LAS VEGAS -- Sir Elton John gave actor Taron Egerton some unlikely advice for portraying him in "Rocketman": Don't do an impression. Sing the songs the way you want.
It was a freeing, if unusual, bit of direction for a project about himself that John had been trying to make for seven years. But it gets to the heart of what "Rocketman," out May 31, is trying to do: Evoke the essence of John's life, as told by John, from his childhood to middle age and all the success, tumult and darkness behind all those fantastical costumes, and not give audiences a Wikipedia entry. You won't even hear John's voice at all — Egerton performs the songs himself. It's an unconventional biopic for an unconventional rock star and John, 72, certainly wasn't going to get in the way of that.
The project itself came together in a roundabout way, after a few years of false starts. At one point, Tom Hardy was actually signed on to star. But it wasn't until producer Matthew Vaughn — who is friends with John and his husband David Furnish and had convinced John to do a cameo in his "Kingsman" sequel — proposed the idea of Egerton that things really started moving forward.
Director Dexter Fletcher said it was the, "idea of Taron playing Elton that ignited it for me." He'd worked with the actor before, on "Eddie the Eagle," and knew he had the vocal chops to do it and the daring to be able to "go there" for an R-rated musical.
In "Rocketman," there will be rock and roll, drugs, sex, rehab and an exploration of John's relationship with his then-manager John Reid, who is played by "Game of Thrones" alum Richard Madden. In other words, "Bohemian Rhapsody" this is not.

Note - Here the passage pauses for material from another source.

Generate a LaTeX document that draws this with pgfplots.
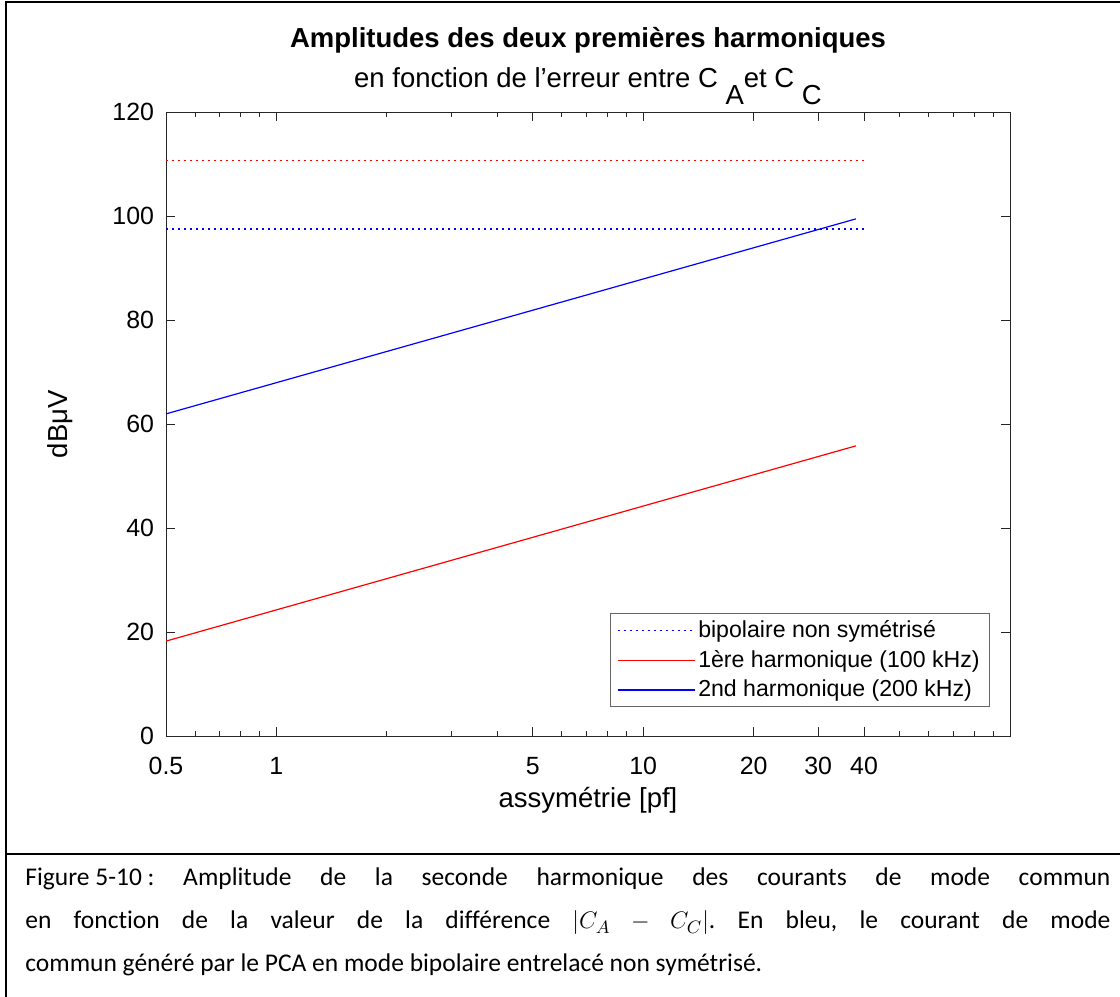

"It's where they didn't dare to go on 'Bohemian Rhapsody,' where they didn't want to go," said Fletcher, who was actually the one who finished the Oscar-winning Freddie Mercury biopic after director Bryan Singer exited. "It's part of Elton's life. He wears glasses. He plays the piano. He's gay...I saw it as an opportunity to look at that. It's responsibly and creatively and respectfully handled and I'm really happy with what we've done. I think it might make a difference."
"Bohemian Rhapsody" was criticized for glossing over Mercury's sexuality.

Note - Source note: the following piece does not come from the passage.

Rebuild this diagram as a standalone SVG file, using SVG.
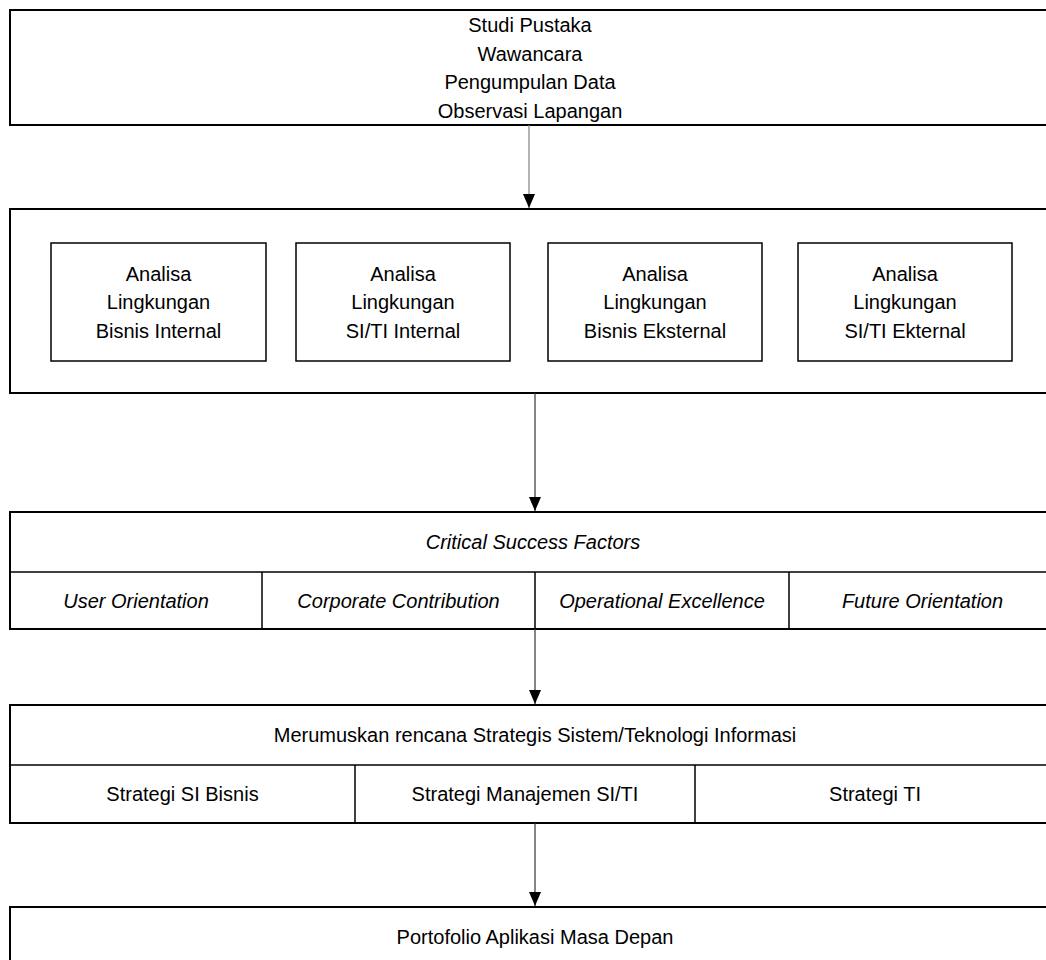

For Egerton, 29, the opportunity to play John was a "surreal dream," if a little daunting.
"I'm a big believer in doing things that scare you and it is intimidating but I wouldn't have done it if I didn't feel it was a good candidate for the job," said Egerton. "I always felt that it had the potential to be quite special."
He plays the music icon from around age 17, when he's still going by Reginald Dwight, to age 43. To prepare, he trawled YouTube for old clips and acquainted himself with some lesser known songs, but he knew that there was a limit to what he'd be able to glean from the public record, in part because the film shows John at some of his darkest moments, which weren't exactly happening when the cameras were on. And he found that he learned the most by getting to know John himself.

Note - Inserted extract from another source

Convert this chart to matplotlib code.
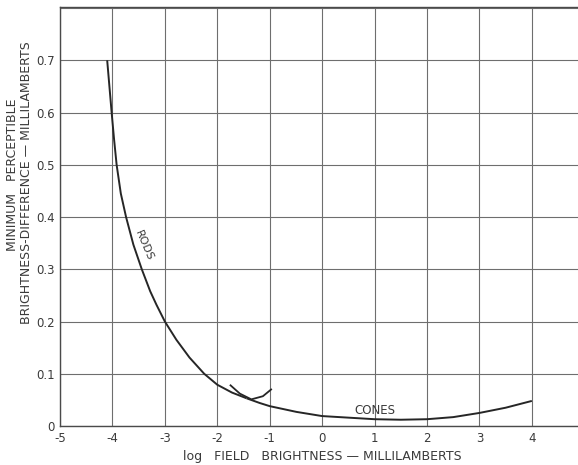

In fact, Egerton has become good friends with John over the past few years, starting with his "Kingsman" cameo, evolving to their first one-on-one outing for takeaway curry, and culminating into a relationship where they now speak most days.
"He's great fun," Egerton said. "He's a great raconteur and he's very funny. And he's very interested in me as well."
They even have been known to give each other gifts. John gave Egerton his first diamond earring (which Egerton wears for the rehab scenes) and Egerton, in return, got John's prescription added to the glitzy glasses he wears in the scene where he's writing "Your Song."
"He's worn them a couple of times since which really touched me," Egerton said.
As with the singing, Egerton had the freedom to put his own spin and interpretation on things.
"It's a fantasy creation," he said. "When you see the film I hope I am recognizable as him. But it's undeniably me as well."
It's worth reiterating that this is not even attempting to be a documentary. As Fletcher says, John is telling his story from memory, and he's a "slightly unreliable narrator." So the costumes aren't carbon copies. He didn't really levitate on stage at The Troubadour (nor was he clean shaven). And don't expect to learn any dates (there are none included).
"He is the rocket man. You can't be pedestrian with your storytelling when you're making a movie about a rocket man...It's a little psychedelic, elevated and kooky," Egerton said.
And while the laws of gravity aren't necessarily applicable here, there was one rule he set for himself: You will never see him miming any songs. Most of the time, he's actually even singing in-camera.
Aside from the spectacle of the songs, the heart of the film, for Egerton, is John's relationship with Bernie Taupin, his longtime lyricist who is played by Jamie Bell.
"It's a platonic love story between Elton and Bernie," he said.
He remembers asking John what it was like when he met Taupin.
John told him, "It was like meeting the brother I had never had. It was someone to go to the cinema with," Egerton said. "It's like (expletive), you know? There was a time when Elton John had no one to go to the cinema with."
It'll be a daunting day, he expects, when John finally sees the final cut, but he and Fletcher are eager for audiences to see it.
"Some things you do for love and some things you do for money," said Fletcher. "We set out on this to create something that we will love in 50 years' time."